More Stak5 True Hollywood stories
My rookie year, Byron Scott didn’t really want to sign me. In New Jersey, the New Jersey Nets. I got there, and Byron Scott didn’t really like me, but they let me come to camp and I was having a great camp. Stephon Marbury embraced me. I’m from Texas, so we used to wear our pants starched down like a cowboy. So when I got to New York, to New Jersey, everybody was laughing at me like, 'Look at his pants! His pants could stand up by themselves!' They was killing me, right?

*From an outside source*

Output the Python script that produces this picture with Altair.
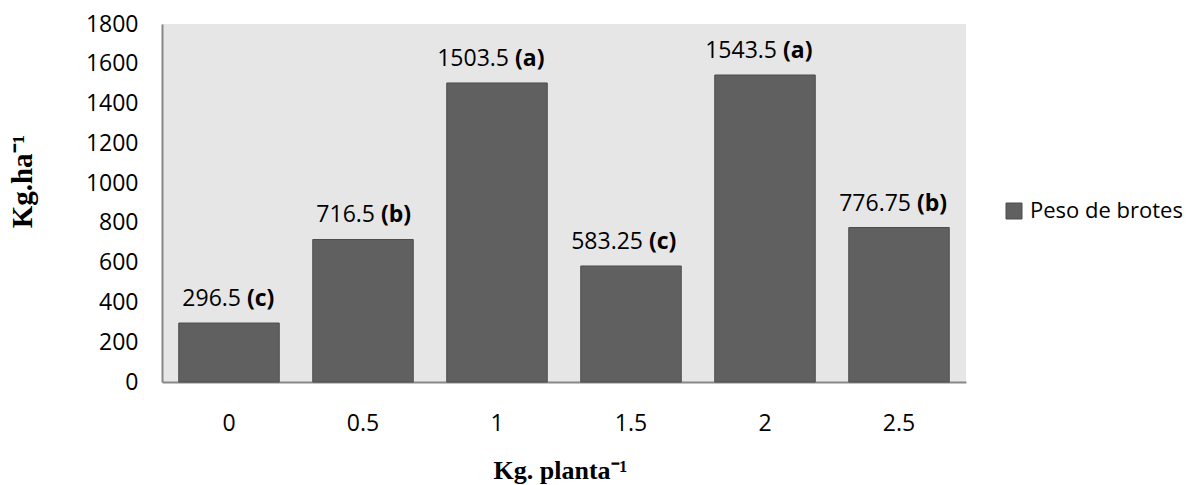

Steph took the liberty to take me shopping, spent almost $10,000 on Timbs and clothes for me, and took me under his wing. And not only that—this was my rookie year, so I really didn’t have any money, I really didn’t have anything—he even gave me, the Escalade he had, he even gave me his Escalade. After practice, I was asking him to bring me—you know, he was normally dropping me back to my house—and what happened was he had somebody come pick him up and just threw me the keys like, 'Keep the truck, keep the truck.' And I kept it the whole season. Matter of fact, I kept it until I couldn’t drive it no more.
I was in New Jersey and playing for New Jersey my rookie year and Fat Joe and Steph was real cool. So it was one night in the club where a whole bunch of stuff went down and I was right in the middle of it, but I thought it was one big family. Well, after that one situation, I responded in a way that a professional athlete wouldn’t respond and Joe fell in love with me. He fell in love with me for not being a chicken and not being scared and standing in the middle of it and holding my ground.

So the whole season, while I’m in New Jersey, I’m going to New York shopping, I’m going to the clubs, I’m going to the malls, stuff like that, and I’m seeing these same three Puerto Rican guys. And I’m like, 'Are they following me?' I’m getting suspect. I’m telling my best friend, 'Man, I don’t know if they’re following us or not.' Coming towards the end of the season, we didn’t make the playoffs so it was coming to the end of the season, so I decide to go out and I see these same three guys and they all got Terror Squad chains on, the last time I seen them. I’m asking them, 'Man, what’s going on? I been seeing you guys all the time.' Joe had these three guys following me to make sure I was straight the whole season. I’m talking, if I was coming out of church, they was at the end of the corner. That’s when I realized it’s only one real mafia boss in the rap game and that’s Fat Joe.
I live in Atlanta. Before 2 Chainz got big, he used to sleep on my couch. He used to hustle out my house, okay? He used to sleep on my couch and hustle out my house here! When we used to go out to clubs, it was me throwing the money to his songs. It was me buying the bottles and stuff like that. Don’t you know that when I asked him for a song, he told me that he couldn’t get to it for a year?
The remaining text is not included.